I think the goddess/escapee was a victim of her decade where dancing is concerned. I’m convinced that the early dance floor is where people freeze in time. You never really see people transcend their respective decades when the music starts again. Given the opportunity and the first four notes of the same song, the window banger almost certainly would bang the window again. Bangers gonna bang.

If every generation came together on a single dance floor – at a wedding reception, for example – an onlooker could sort the dancers by decade without ever looking at their faces.

No matter what the band is playing, the oldest dancers in the crowd are the easiest to please. This group will default to the Foxtrot, but they’re just as willing to break out the Cha Cha, the Mashed Potato or the Hokey Pokey – all dance steps that allow for the easy extinguishing of a cigarette butt with a foot.

Those whose maiden trip to the dance floor happened during the 1970s, God help them, will have been irreparably imprinted by the Funky Chicken or by John Travolta.

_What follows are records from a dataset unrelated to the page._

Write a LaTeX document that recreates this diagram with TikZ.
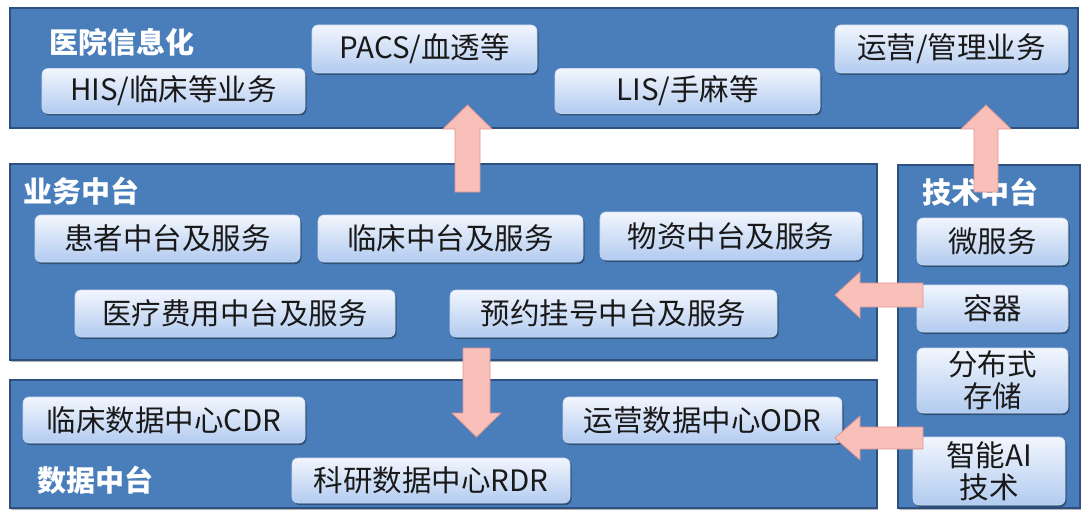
\documentclass[tikz,border=0pt]{standalone}
\usepackage{fontspec}
\setmainfont{Noto Sans CJK SC}
\usetikzlibrary{shadows}
\definecolor{panel}{RGB}{74,126,187}
\definecolor{panelborder}{RGB}{45,80,128}
\definecolor{boxtop}{RGB}{242,246,253}
\definecolor{boxbot}{RGB}{178,203,240}
\definecolor{boxborder}{RGB}{200,216,238}
\definecolor{arrfill}{RGB}{249,192,186}
\definecolor{arrdraw}{RGB}{222,148,144}
\definecolor{txt}{RGB}{25,25,25}
\begin{document}
\begin{tikzpicture}[x=1pt,y=-1pt,
  panelbox/.style={fill=panel,draw=panelborder,line width=1.4pt,inner sep=0pt,outer sep=0pt,anchor=north west,
    drop shadow={shadow xshift=1pt,shadow yshift=-1.5pt,opacity=0.3,fill=black}},
  item/.style={rounded corners=6pt,top color=boxtop,bottom color=boxbot,draw=boxborder,line width=0.6pt,
    text=txt,font=\fontsize{29.5}{32}\selectfont,inner sep=0pt,align=center,
    drop shadow={shadow xshift=1.5pt,shadow yshift=-2pt,opacity=0.35,fill=black}},
  paneltitle/.style={text=white,font=\fontsize{29}{32}\selectfont\bfseries,anchor=west,inner sep=0pt},
  blockarrow/.style={fill=arrfill,draw=arrdraw,line width=0.8pt,line join=miter}]
\useasboundingbox (0,0) rectangle (1089,516);
\fill[white] (0,0) rectangle (1089,516);

% panels
\node[panelbox,minimum width=1068,minimum height=120] (hosp) at (10,8) {};
\node[panelbox,minimum width=867,minimum height=196] (biz) at (10,164) {};
\node[panelbox,minimum width=182,minimum height=343] (tech) at (898,165) {};
\node[panelbox,minimum width=867,minimum height=128] (data) at (10,380) {};

% titles
\node[paneltitle] (thosp) at (49,42) {医院信息化};
\node[paneltitle] (tbiz) at (23,191) {业务中台};
\node[paneltitle] (ttech) at (922,192) {技术中台};
\node[paneltitle] (tdata) at (37,480) {数据中台};

% top items
\node[item,minimum width=225,minimum height=48] (pacs) at (424.5,49) {PACS/血透等};
\node[item,minimum width=263,minimum height=45] (his) at (173.5,91) {HIS/临床等业务};
\node[item,minimum width=265,minimum height=45] (lis) at (687.5,91) {LIS/手麻等};
\node[item,minimum width=233,minimum height=48] (ops) at (951.5,49) {运营/管理业务};

% business items
\node[item,minimum width=265,minimum height=47] (pat) at (167.5,238.5) {患者中台及服务};
\node[item,minimum width=265,minimum height=47] (cli) at (450.5,238.5) {临床中台及服务};
\node[item,minimum width=262,minimum height=48] (mat) at (731,236) {物资中台及服务};
\node[item,minimum width=320,minimum height=47] (fee) at (235,313.5) {医疗费用中台及服务};
\node[item,minimum width=327,minimum height=47] (reg) at (613.5,313.5) {预约挂号中台及服务};

% tech items
\node[item,minimum width=151,minimum height=47] (micro) at (992.5,241.5) {微服务};
\node[item,minimum width=151,minimum height=47] (cont) at (992.5,308.5) {容器};
\node[item,minimum width=151,minimum height=65] (dist) at (992.5,380.5) {分布式\\存储};
\node[item,minimum width=152,minimum height=68] (ai) at (989,471) {智能AI\\技术};

% data items
\node[item,minimum width=282,minimum height=46] (cdr) at (164,420) {临床数据中心CDR};
\node[item,minimum width=279,minimum height=46] (odr) at (702.5,420) {运营数据中心ODR};
\node[item,minimum width=278,minimum height=45] (rdr) at (431,480.5) {科研数据中心RDR};

% block arrows
\draw[blockarrow] (455,192) -- (455,129) -- (443,129) -- (467.5,105) -- (492,129) -- (480,129) -- (480,192) -- cycle;
\draw[blockarrow] (974,192) -- (974,129) -- (961,129) -- (986,105) -- (1011,129) -- (998,129) -- (998,192) -- cycle;
\draw[blockarrow] (463,348) -- (463,413) -- (452,413) -- (476.5,437) -- (501,413) -- (490,413) -- (490,348) -- cycle;
\draw[blockarrow] (923,283) -- (860,283) -- (860,272) -- (835,295) -- (860,318) -- (860,307) -- (923,307) -- cycle;
\draw[blockarrow] (923,427) -- (860,427) -- (860,416) -- (835,438) -- (860,460) -- (860,449) -- (923,449) -- cycle;
\end{tikzpicture}
\end{document}
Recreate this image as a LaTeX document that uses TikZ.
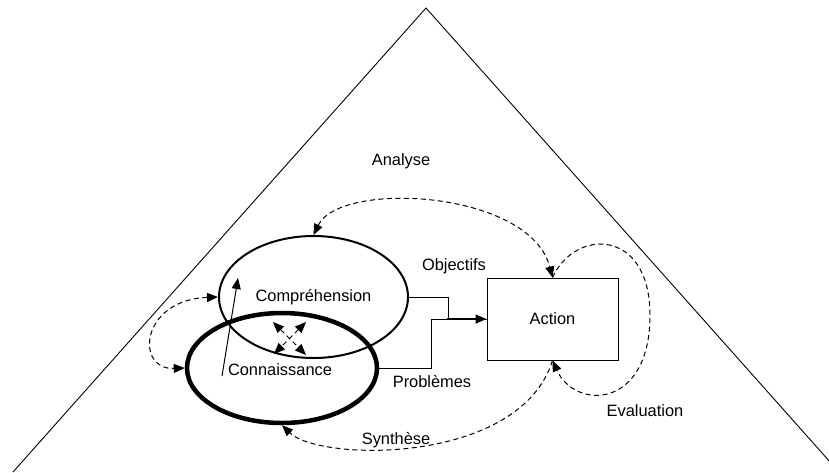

This group is most likely to extinguish a cigarette butt on the dance floor with their own butts.

Like their predecessors from the ’70s, dancers from the 1980s need a lot of room on the dance floor. With arms that swing frantically like wind turbines, they’re forever trying not to fall off the ledge of a skyscraper. This group is probably responsible for the cigarettes on the dance floor. Cloves.

No matter what the band plays, dancers from the ’90s think, “Hammer time!” They’ll need the entire span of the dance floor, and they’re most likely to punch or kick someone with their Running Man arms and legs.

If you learned to dance in the early 2000s, first, you have everyone’s sympathy. By all accounts, the Aughts-era dance floor left no room for the Holy Spirit; every dance involved spooning. If we really are permanently shackled to our earliest dance moves, you guys might run into some restraining orders if you try to dance outside your demographic.

The latest group to join the dance needs no introduction. They don’t dance as couples or individuals, but as a tangled ball of snakes, lighting up the dance floor with the collective glow of their phone screens. No matter what the band plays, they’ll shake it to whatever’s streaming on Spotify.